Question

a ball is thrown at an angle of 45° to the ground. if the ball lands 81 m away, what was the initial speed of the ball? (round your answer to the nearest whole number. use g ≈ 9.8 m/s2.) v0 = m/s

Answer 1

By using the range equation for projectile motion, we find that the initial speed for a ball thrown at a 45° angle and landing 81 m away is approximately 28 m/s after rounding to the nearest whole number.

Step-by-step explanation:

To calculate the initial speed of a ball thrown at a 45° angle that lands 81 m away, we use the range equation for projectile motion:

• R = ₲(V₀² sin 2θ) / g

Where R is the range, V₀ is the initial velocity, θ is the launch angle, and g is the acceleration due to gravity.
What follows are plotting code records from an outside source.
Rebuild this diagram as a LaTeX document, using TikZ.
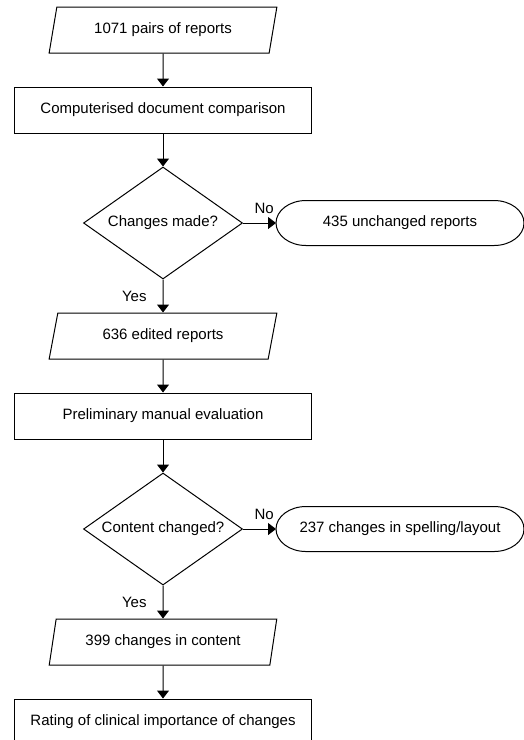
\documentclass[tikz,border=0pt]{standalone}
\usepackage{fontspec}
\setmainfont{Liberation Sans}
\usetikzlibrary{arrows.meta,positioning,shapes.geometric}
\newcommand{\flowfont}{\fontsize{15pt}{18pt}\selectfont}

\begin{document}
\begin{tikzpicture}[
  font=\flowfont,
  line width=1pt,
  node distance=33pt,
  box/.style={draw,minimum width=297pt,minimum height=46pt,inner sep=2pt},
  data/.style={draw,trapezium,trapezium left angle=74,trapezium right angle=106,
               trapezium stretches=true,minimum width=228pt,minimum height=46pt,inner sep=2pt},
  query/.style={draw,diamond,aspect=1.42,minimum width=159pt,minimum height=112pt,inner sep=0pt},
  term/.style={minimum width=248pt,minimum height=45pt,inner sep=0pt,outer sep=0pt},
  arr/.style={-{Triangle[length=8pt,width=12pt]}},
  lab/.style={inner sep=0pt}
]
\useasboundingbox (0,0) rectangle (524pt,-740pt);
% main column
\node[data] (pairs) at (163pt,-30pt) {1071 pairs of reports};
\node[box,below=of pairs] (cmp) {Computerised document comparison};
\node[query,below=of cmp] (chg) {Changes made?};
\node[data,below=of chg] (edited) {636 edited reports};
\node[box,below=of edited] (prelim) {Preliminary manual evaluation};
\node[query,below=of prelim] (cont) {Content changed?};
\node[data,below=of cont] (content) {399 changes in content};
\node[box,below=of content] (rating) {Rating of clinical importance of changes};

% side exits
\node[term,right=33pt of chg] (unch) {435 unchanged reports};
\node[term,right=33pt of cont] (spell) {237 changes in spelling/layout};
\foreach \t in {unch,spell}
  \draw ([xshift=30pt]\t.north west) -- ([xshift=-30pt]\t.north east)
    arc[start angle=90,end angle=-90,x radius=30pt,y radius=22.5pt]
    -- ([xshift=30pt]\t.south west)
    arc[start angle=270,end angle=90,x radius=30pt,y radius=22.5pt] -- cycle;

\draw[arr] (pairs) -- (cmp);
\draw[arr] (cmp) -- (chg);
\draw[arr] (chg) -- node[lab,above=9pt,pos=0.64]{No} (unch);
\draw[arr] (chg) -- node[lab,left=16pt,pos=0.5]{Yes} (edited);
\draw[arr] (edited) -- (prelim);
\draw[arr] (prelim) -- (cont);
\draw[arr] (cont) -- node[lab,above=9pt,pos=0.64]{No} (spell);
\draw[arr] (cont) -- node[lab,left=16pt,pos=0.5]{Yes} (content);
\draw[arr] (content) -- (rating);
\end{tikzpicture}
\end{document}
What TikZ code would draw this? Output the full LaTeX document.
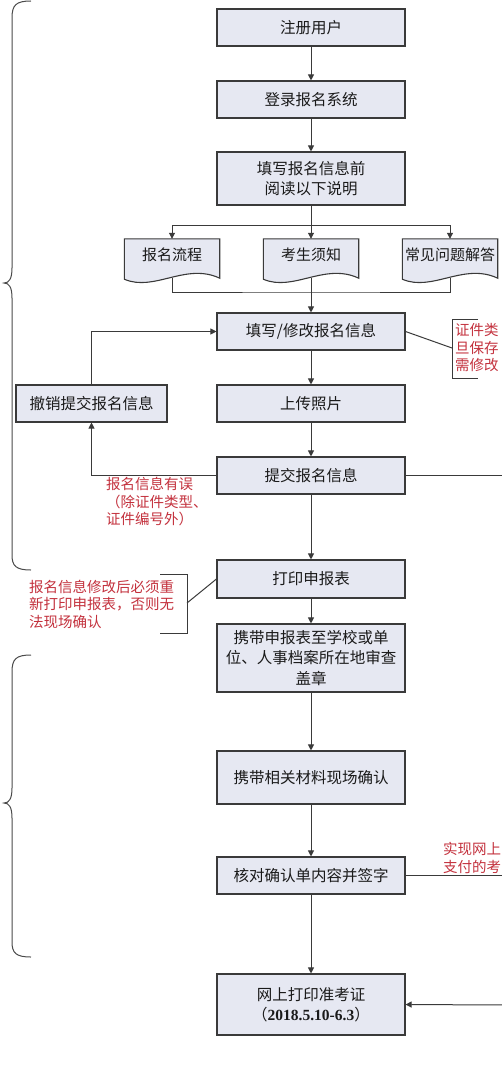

Given that the ball lands 81 m away (R), the angle θ is 45°, and g is 9.8 m/s², we can solve for V₀.

Since sin(90°) = 1 and the angle is 45°, the equation simplifies to:

R = V₀² / g

Therefore:

V₀ = sqrt(R × g)

Plugging in the values:

V₀ = sqrt(81 × 9.8)

V₀ ≈ sqrt(793.8)

V₀ ≈ 28.2 m/s

After rounding to the nearest whole number, the initial speed of the ball is approximately 28 m/s.